Rock Advertising Limited v MWB Business Exchange Centres

United Kingdom Supreme Court
Lady Hale, President, Lord Wilson, Lord Sumption, Lord Lloyd-Jones, Lord Briggs
16 May 2018

Civil procedure – validity of contract – no oral modification – whether a contractual term prescribing that an agreement may not be amended save in writing signed on behalf of the parties is legally effective 

The case concerns a variation of an existing contract which contained a ‘No Oral Modification’ clause. MWB operates serviced offices in Central London. Rock entered a contractual licence with MWB to occupy office space in Marble Arch, and had accumulated licence fees in arrears. Rock’s sole director proposed a revised schedule of payments and discussed the proposal with MWB’s credit controller over the telephone. Subsequently, Rock contended that an agreement was concluded, albeit orally, meaning that the licence agreement was varied in accordance with the revised schedule; however, MWB’s credit controller denied this. She proceeded to treat the revised schedule as a proposal in a continuing negotiation, and took it to her boss who rejected it. MWB locked Rock out of the premises and sued for the arrears. Rock counterclaimed damages for wrongful exclusion premises, relying upon an oral agreement.

The crux of the dispute is whether the variation agreement was effective in law.

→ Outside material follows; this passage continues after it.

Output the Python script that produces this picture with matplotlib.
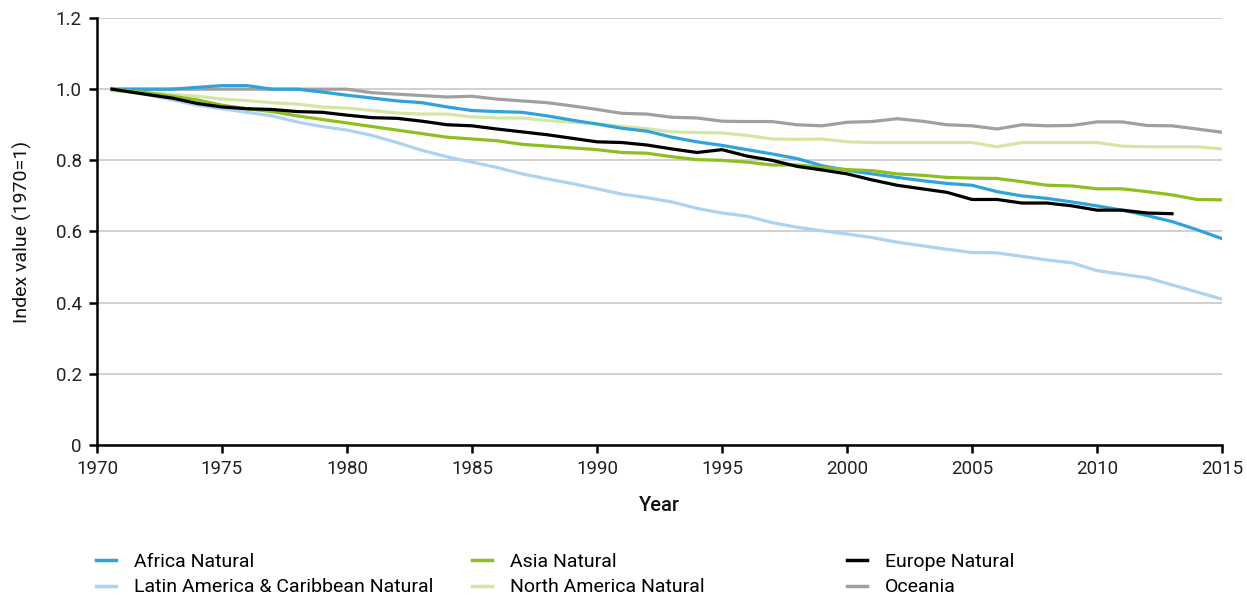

The case came before the Central London County Court, which decided it in favour of MWB. It found that an oral agreement had been made with the credit controller to vary the licence in accordance with the revised schedule, and that she had ostensible authority to make such an agreement. However, The County Court held the variation was ineffective because it was not recorded in writing signed on behalf of both parties, as required by the contractual terms.

The Court of Appeal ([2017] QB 604) overturned the County Court’s decision the oral agreement to revise the schedule of payments also amounted to an agreement to dispense with the ‘No Oral Modification’ clause. It followed that MWB were bound by the variation and were not entitled to claim the arrears at the time when they did.

Held, allowing the appeal and restoring the order of the Central London County Court:

  • The Supreme Court held the alteration by oral agreement was ineffective.
  • The reason being the original licence agreement contained a ‘No Oral Modification’ clause, such that “All variations to this Licence must be agreed, set out in writing and signed on behalf of both parties before they take effect.”
  • The oral agreement was not reduced in writing and signed by both parties.
  • The Supreme Court, held that altering the original contract orally, where the terms say that it cannot be modified orally, the Courts should naturally infer that, because the parties have failed to observe this formal requirement to put the alteration in writing, both parties had not intended to dispense with the ‘No Oral Modification’ clause, but they had overlooked it.